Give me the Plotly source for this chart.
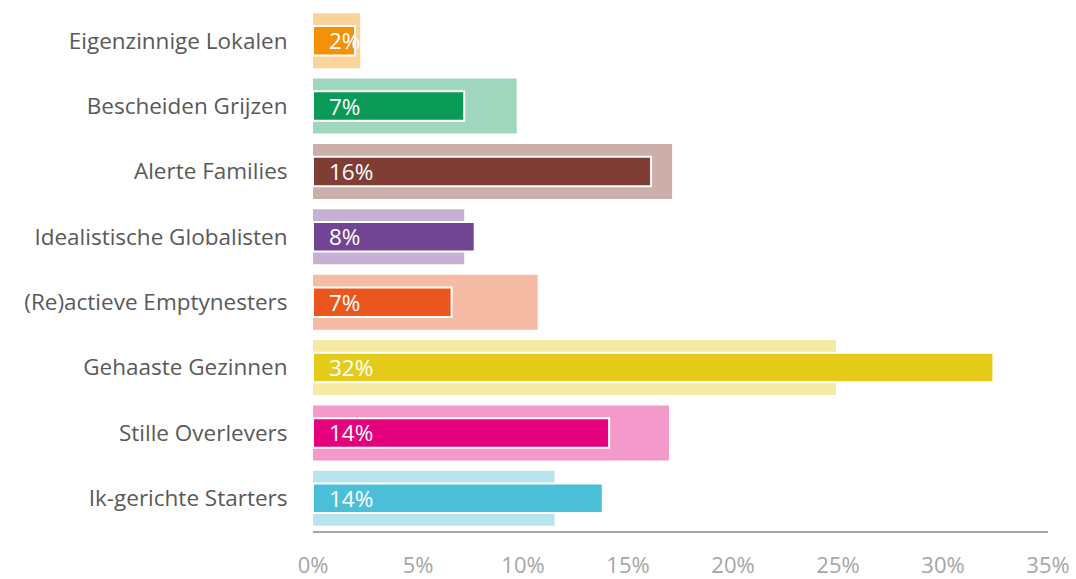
import plotly.graph_objects as go

categories = ["Eigenzinnige Lokalen", "Bescheiden Grijzen", "Alerte Families",
              "Idealistische Globalisten", "(Re)actieve Emptynesters",
              "Gehaaste Gezinnen", "Stille Overlevers", "Ik-gerichte Starters"]
background_values = [2.25, 9.7, 17.1, 7.2, 10.7, 24.9, 16.95, 11.5]
foreground_values = [2.0, 7.2, 16.1, 7.7, 6.6, 32.4, 14.1, 13.8]
labels = ["2%", "7%", "16%", "8%", "7%", "32%", "14%", "14%"]
fg_colors = ["#F39208", "#0A9A58", "#7F3D33", "#714593", "#EA561D", "#E4CB1A", "#E5007E", "#4BBFD7"]
bg_colors = ["#FBD49C", "#A0D6BE", "#CCAFAA", "#C6B1D5", "#F6BBA5", "#F4EAA3", "#F49ACB", "#B8E4EF"]
tick_vals = [0, 5, 10, 15, 20, 25, 30, 35]
tick_text = ["0%", "5%", "10%", "15%", "20%", "25%", "30%", "35%"]

FONT = "Open Sans"
FS = 22.5

fig = go.Figure()
fig.add_trace(go.Bar(y=categories, x=background_values, orientation="h",
                     marker=dict(color=bg_colors, line=dict(width=0)),
                     width=0.84, hoverinfo="skip", showlegend=False))
fig.add_trace(go.Bar(y=categories, x=foreground_values, orientation="h",
                     marker=dict(color=fg_colors, line=dict(color="white", width=2)),
                     width=0.45, hoverinfo="skip", showlegend=False))

for cat, lab in zip(categories, labels):
    fig.add_annotation(x=0, y=cat, xref="x", yref="y", text=lab, showarrow=False,
                       xanchor="left", yanchor="middle", xshift=14,
                       font=dict(family=FONT, size=FS, color="white"))

fig.update_layout(
    width=1076, height=579,
    margin=dict(l=313, r=28, t=8, b=48),
    barmode="overlay",
    plot_bgcolor="white", paper_bgcolor="white",
    xaxis=dict(range=[0, 35], tickvals=tick_vals, ticktext=tick_text,
               automargin=False,
               showgrid=False, zeroline=False, showline=True,
               linecolor="#A6A6A6", linewidth=2,
               ticks="outside", ticklen=14, tickcolor="rgba(0,0,0,0)",
               tickfont=dict(family=FONT, size=22, color="#A6A6A6")),
    yaxis=dict(categoryorder="array", categoryarray=categories[::-1],
               automargin=False,
               range=[-0.5, 7.5], showgrid=False, zeroline=False, showline=False,
               ticks="outside", ticklen=20, tickcolor="rgba(0,0,0,0)",
               tickfont=dict(family=FONT, size=FS, color="#595959")),
)

fig.write_html("out.html")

### WRITTEN INSTRUCTION
Set the pictures aside and transcribe the data above exactly.

### PROBLEM SOLUTION
Give me the Plotly source for this chart.
import plotly.graph_objects as go

categories = ["Eigenzinnige Lokalen", "Bescheiden Grijzen", "Alerte Families",
              "Idealistische Globalisten", "(Re)actieve Emptynesters",
              "Gehaaste Gezinnen", "Stille Overlevers", "Ik-gerichte Starters"]
background_values = [2.25, 9.7, 17.1, 7.2, 10.7, 24.9, 16.95, 11.5]
foreground_values = [2.0, 7.2, 16.1, 7.7, 6.6, 32.4, 14.1, 13.8]
labels = ["2%", "7%", "16%", "8%", "7%", "32%", "14%", "14%"]
fg_colors = ["#F39208", "#0A9A58", "#7F3D33", "#714593", "#EA561D", "#E4CB1A", "#E5007E", "#4BBFD7"]
bg_colors = ["#FBD49C", "#A0D6BE", "#CCAFAA", "#C6B1D5", "#F6BBA5", "#F4EAA3", "#F49ACB", "#B8E4EF"]
tick_vals = [0, 5, 10, 15, 20, 25, 30, 35]
tick_text = ["0%", "5%", "10%", "15%", "20%", "25%", "30%", "35%"]

FONT = "Open Sans"
FS = 22.5

fig = go.Figure()
fig.add_trace(go.Bar(y=categories, x=background_values, orientation="h",
                     marker=dict(color=bg_colors, line=dict(width=0)),
                     width=0.84, hoverinfo="skip", showlegend=False))
fig.add_trace(go.Bar(y=categories, x=foreground_values, orientation="h",
                     marker=dict(color=fg_colors, line=dict(color="white", width=2)),
                     width=0.45, hoverinfo="skip", showlegend=False))

for cat, lab in zip(categories, labels):
    fig.add_annotation(x=0, y=cat, xref="x", yref="y", text=lab, showarrow=False,
                       xanchor="left", yanchor="middle", xshift=14,
                       font=dict(family=FONT, size=FS, color="white"))

fig.update_layout(
    width=1076, height=579,
    margin=dict(l=313, r=28, t=8, b=48),
    barmode="overlay",
    plot_bgcolor="white", paper_bgcolor="white",
    xaxis=dict(range=[0, 35], tickvals=tick_vals, ticktext=tick_text,
               automargin=False,
               showgrid=False, zeroline=False, showline=True,
               linecolor="#A6A6A6", linewidth=2,
               ticks="outside", ticklen=14, tickcolor="rgba(0,0,0,0)",
               tickfont=dict(family=FONT, size=22, color="#A6A6A6")),
    yaxis=dict(categoryorder="array", categoryarray=categories[::-1],
               automargin=False,
               range=[-0.5, 7.5], showgrid=False, zeroline=False, showline=False,
               ticks="outside", ticklen=20, tickcolor="rgba(0,0,0,0)",
               tickfont=dict(family=FONT, size=FS, color="#595959")),
)

fig.write_html("out.html")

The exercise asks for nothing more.